Conte, Andrew, Tribune-Review/Pittsburgh Tribune-Review


WASHINGTON -- The chairman of the House Intelligence Committee told the Tribune-Review on Wednesday that he is 99.9 percent confident Iran initiated recent cyber attacks on PNC and other major banks and that it clearly has the capability and desire to trigger more destructive assaults.

Rep. Mike Rogers, R-Mich., said Iran likely attacked computers at American banks to look for weaknesses to exploit.

"They're eager and ready to ramp up their actions here in the United States," Rogers said. "Here's a country that's feeling isolated. Sanctions are hurting badly. ... This is not a country that's going to make a rational decision about attacks of this nature."

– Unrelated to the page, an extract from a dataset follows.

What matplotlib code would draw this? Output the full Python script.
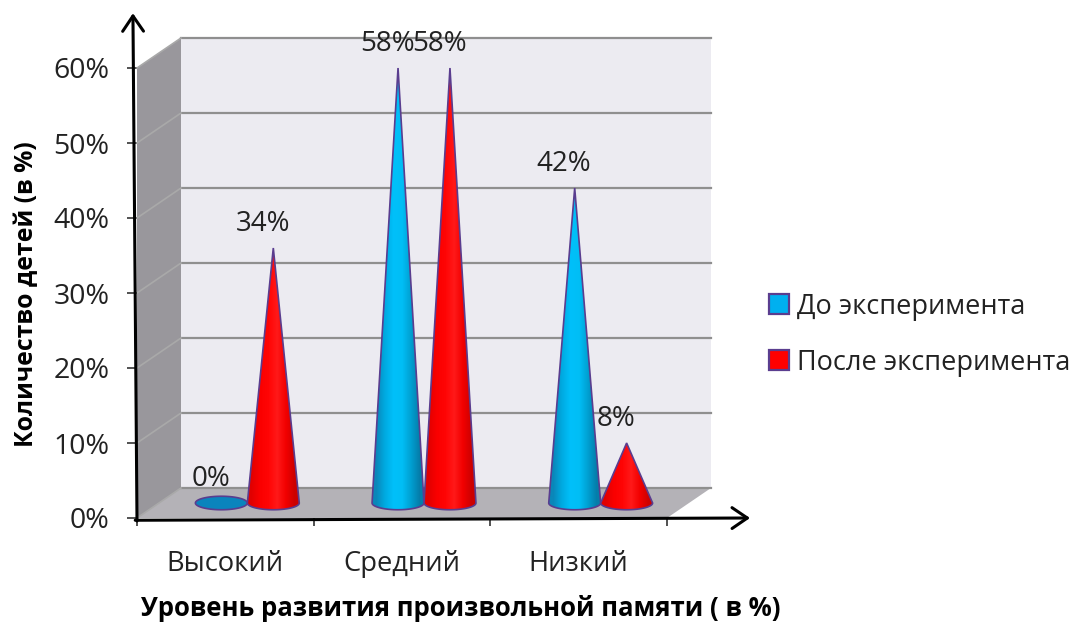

In "Cyber Rattling: The Next Threat," a series of stories on cyber security that began Sunday, experts told the Trib that the bank attacks are part of a global war over information that could quickly escalate with destructive, and perhaps even deadly, computer attacks. Adversaries who might want to cause damage quickly are gaining more sophisticated capabilities, experts warned.

Rogers talked with the Trib after speaking about computer security concerns to about 150 people at the Center for Strategic and International Studies. Rep. C.A. "Dutch" Ruppersberger, D-Md., the ranking member on the House Intelligence Committee, warned that attacks might try to wipe out bank accounts or shut down critical infrastructure, such as power grids.

Lawmakers from both parties reintroduced legislation on Wednesday that they said would help the government and the private sector work together to prevent computer attacks and better respond when they occur. The Intelligence Committee is holding a hearing Thursday on the proposed legislation. (See related story from hearing.)

A similar bill failed last year over business concerns about government overreach. That led President Obama to announce during his State of the Union address on Tuesday that he signed an executive order on cyber security that calls for a cooperative government-business effort to protect computer systems.